Diabeties Detection using HRV
by Pulasthi Ekanayake
Preprocessing D1NAMO dataset
- Download the dataset from https://zenodo.org/record/1421616/files/D1NAMO.tgz
- Extract the dataset
- Loop through the dataset and find the files ending with “ECG.csv” which contain the ECG data for all subjects. Important! – Each subject has 4 separate ECG recordings. Due to the lack of data each recording was treated as a different subject.
- For each ECG recording extract 1 min of data starting from the 15th minute ( to allow time for stabilization).

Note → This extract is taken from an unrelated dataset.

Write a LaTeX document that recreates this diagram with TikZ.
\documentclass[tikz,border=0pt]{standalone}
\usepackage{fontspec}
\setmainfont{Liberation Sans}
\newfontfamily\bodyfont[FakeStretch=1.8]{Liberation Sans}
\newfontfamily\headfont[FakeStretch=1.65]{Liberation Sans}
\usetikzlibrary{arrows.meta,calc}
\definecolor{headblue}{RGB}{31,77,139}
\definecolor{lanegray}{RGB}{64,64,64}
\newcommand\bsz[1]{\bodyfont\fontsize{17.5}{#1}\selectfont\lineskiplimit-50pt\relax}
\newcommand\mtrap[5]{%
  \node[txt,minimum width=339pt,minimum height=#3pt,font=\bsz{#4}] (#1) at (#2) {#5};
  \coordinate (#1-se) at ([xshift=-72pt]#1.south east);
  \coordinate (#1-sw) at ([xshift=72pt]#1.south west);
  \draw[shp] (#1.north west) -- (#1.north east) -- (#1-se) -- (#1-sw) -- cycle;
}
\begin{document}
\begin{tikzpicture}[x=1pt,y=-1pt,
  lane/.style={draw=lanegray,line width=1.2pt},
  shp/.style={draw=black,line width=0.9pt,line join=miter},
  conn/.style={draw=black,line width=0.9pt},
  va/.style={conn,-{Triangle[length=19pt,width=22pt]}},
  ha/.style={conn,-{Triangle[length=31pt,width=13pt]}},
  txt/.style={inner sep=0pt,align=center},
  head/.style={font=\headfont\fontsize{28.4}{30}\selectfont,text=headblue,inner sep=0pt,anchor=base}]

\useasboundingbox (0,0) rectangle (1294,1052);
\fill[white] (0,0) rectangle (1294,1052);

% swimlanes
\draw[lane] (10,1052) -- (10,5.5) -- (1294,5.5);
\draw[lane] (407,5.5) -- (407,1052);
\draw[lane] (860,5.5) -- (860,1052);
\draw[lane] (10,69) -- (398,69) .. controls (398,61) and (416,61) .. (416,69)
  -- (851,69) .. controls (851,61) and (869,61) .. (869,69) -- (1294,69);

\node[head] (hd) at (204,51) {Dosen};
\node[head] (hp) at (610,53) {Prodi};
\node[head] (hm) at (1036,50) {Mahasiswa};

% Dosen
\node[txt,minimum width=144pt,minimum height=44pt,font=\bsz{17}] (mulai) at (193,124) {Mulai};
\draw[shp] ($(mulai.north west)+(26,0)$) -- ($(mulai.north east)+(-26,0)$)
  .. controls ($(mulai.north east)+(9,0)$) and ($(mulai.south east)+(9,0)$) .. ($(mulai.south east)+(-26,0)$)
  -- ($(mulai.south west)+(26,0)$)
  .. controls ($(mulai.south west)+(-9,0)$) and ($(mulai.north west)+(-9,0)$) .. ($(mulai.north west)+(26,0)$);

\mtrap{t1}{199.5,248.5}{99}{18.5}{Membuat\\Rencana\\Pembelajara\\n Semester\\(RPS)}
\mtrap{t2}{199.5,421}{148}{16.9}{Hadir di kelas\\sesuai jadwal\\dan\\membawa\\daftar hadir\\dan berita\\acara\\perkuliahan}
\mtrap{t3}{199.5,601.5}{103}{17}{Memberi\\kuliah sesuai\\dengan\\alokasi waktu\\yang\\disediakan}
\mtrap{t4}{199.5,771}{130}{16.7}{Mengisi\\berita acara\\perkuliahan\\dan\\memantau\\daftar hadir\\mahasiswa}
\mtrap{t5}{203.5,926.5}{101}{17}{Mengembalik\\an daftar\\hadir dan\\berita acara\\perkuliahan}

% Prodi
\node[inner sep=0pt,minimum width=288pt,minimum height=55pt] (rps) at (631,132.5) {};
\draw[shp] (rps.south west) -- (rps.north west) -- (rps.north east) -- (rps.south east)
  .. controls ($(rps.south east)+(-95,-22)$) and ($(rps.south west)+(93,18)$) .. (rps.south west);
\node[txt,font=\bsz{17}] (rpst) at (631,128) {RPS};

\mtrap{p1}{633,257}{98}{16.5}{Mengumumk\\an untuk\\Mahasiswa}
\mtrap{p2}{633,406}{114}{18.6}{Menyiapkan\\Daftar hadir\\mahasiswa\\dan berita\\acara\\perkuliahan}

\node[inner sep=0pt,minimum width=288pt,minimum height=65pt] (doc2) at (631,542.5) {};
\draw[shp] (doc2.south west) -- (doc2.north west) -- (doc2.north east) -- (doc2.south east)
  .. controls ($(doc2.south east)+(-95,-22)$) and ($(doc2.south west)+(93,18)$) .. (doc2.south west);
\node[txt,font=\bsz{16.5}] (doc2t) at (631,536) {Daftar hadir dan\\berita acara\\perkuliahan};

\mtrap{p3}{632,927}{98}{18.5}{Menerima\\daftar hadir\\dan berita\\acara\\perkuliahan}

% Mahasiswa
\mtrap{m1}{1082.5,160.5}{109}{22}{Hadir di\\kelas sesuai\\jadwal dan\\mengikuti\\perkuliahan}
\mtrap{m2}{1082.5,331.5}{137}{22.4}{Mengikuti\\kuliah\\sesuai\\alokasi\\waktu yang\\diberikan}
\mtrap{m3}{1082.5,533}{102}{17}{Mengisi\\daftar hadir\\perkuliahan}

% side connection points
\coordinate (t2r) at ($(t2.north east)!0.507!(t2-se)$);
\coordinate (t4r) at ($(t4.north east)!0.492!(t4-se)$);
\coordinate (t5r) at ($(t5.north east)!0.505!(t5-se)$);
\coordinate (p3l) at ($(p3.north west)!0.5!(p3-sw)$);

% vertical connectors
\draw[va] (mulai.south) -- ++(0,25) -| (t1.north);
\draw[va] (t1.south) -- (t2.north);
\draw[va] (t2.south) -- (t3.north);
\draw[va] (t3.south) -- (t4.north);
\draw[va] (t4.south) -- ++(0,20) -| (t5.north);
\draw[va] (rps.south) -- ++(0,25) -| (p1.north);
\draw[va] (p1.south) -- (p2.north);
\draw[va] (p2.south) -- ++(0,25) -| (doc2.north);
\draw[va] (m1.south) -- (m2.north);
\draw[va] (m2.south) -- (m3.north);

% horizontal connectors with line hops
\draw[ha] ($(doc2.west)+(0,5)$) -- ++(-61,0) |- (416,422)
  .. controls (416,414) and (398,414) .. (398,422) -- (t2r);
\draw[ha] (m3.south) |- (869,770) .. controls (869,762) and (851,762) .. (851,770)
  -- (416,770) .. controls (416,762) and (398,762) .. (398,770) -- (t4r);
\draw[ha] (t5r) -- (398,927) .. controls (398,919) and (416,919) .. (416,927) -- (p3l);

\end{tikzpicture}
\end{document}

From this data, the following parameters were calculated.
- Standard deviation of all NN intervals (SDNN) in seconds,
- Square root of the mean of the sum of the squares of differences between adjacent NN interval (RMSSD) in milliseconds (ms),
- Number of adjacent NN intervals differing more than 50 ms. (NN50 count),
- Percentage of difference between adjacent NN intervals differing more than 50 ms. (pNN50%),
- Integral of sample density distribution of RR intervals divided by the maximum of the density distribution (R- R triangular index)
- Baseline width of the minimum square difference triangular interpolation of the maximum of the sample density distribution of NN intervals in seconds (TINN)
- Mean R-R interval in seconds
- Mean heart rate
- Standard deviation (STD) of the mean heart rate (per minute)
- These parameters were used by Ahamed Seyd, P.T; Paul K. Joseph & Jeevamma Jacob in their paper “Automated Diagnosis of Diabetes Using Heart Rate Variability Signals”
- The processed data was saved to a csv file named “processed_data.csv”. This file contains the columns: 'filename', 'SDNN', 'RMSSD', 'nn_50', 'pNN_50', 'meanHR', 'SDHR', meanRR', 'TINN', 'HRVTriIndex'
Processing SWELL Dataset
The model trained from the D1NAMO dataset had insufficient accuracy (~65%) therefore the SWELL dataset was used. SWELL dataset contains various Heart rate variability parameters which are used for detecting stress.
Out of the 36 different parameters, the 9 parameters were considered. These were chosen to be similar to the ones used in the D1NAMO model. SDNN, RMSSD, pNN_50, meanHR, mean_RR, MEDIAN_RR , LF, HF, HF_LF was chosen. The parameters MEDIAN_RR, LF , HF , HF_LF was chosen instead of nn_50, SDHR, TINN, HRVIndex, And as raw ECG was not included in the dataset the required parameters could not be calculated.
The data was labelled as “no stress”, “time pressure” and “interruption”. These were relabelled as “diabetic”(time pressure, interruption) and “healthy”(no stress). The SWELL dataset contained two files train.csv and test.csv these files were processed and was saved as “swell_training_data.csv” and “swell_testing_data.csv” respectively.
Technologies
• Tensorflow 2.20 and Keras was used for model creation
• Pandas , numpy libraries were used for data manipulation
• Jupyter lab with Python 3.8 kernel was used for programming.
Training Process
- Remove rows containing NAN values from the dataset
- Normalize the data and binary encode the labels as healthy – 1, diabetic – 0
- Train the neural network for 20 epochs.
- Export the model as diabetesHRV.h5
The neural network architecture used in the “Automated Diagnosis of Diabetes Using Heart Rate Variability Signals” was used with minor modifications.
- Adam optimiser was used instead of backward propagation with momentum.
- RELU activation function was used instead of sigmoid for the hidden layer
- Binary cross entropy loss function was used
Model Evaluation
- Load the model “diabetesHRV.h5”
- Read the test data in swell_testing_data.csv to a pandas dataframe
- Normalize the data and encode labels. Normalizing is done using statistical parameters of the training dataset (model_stats.csv)
- Use model.evaluate function to obtain accuracy.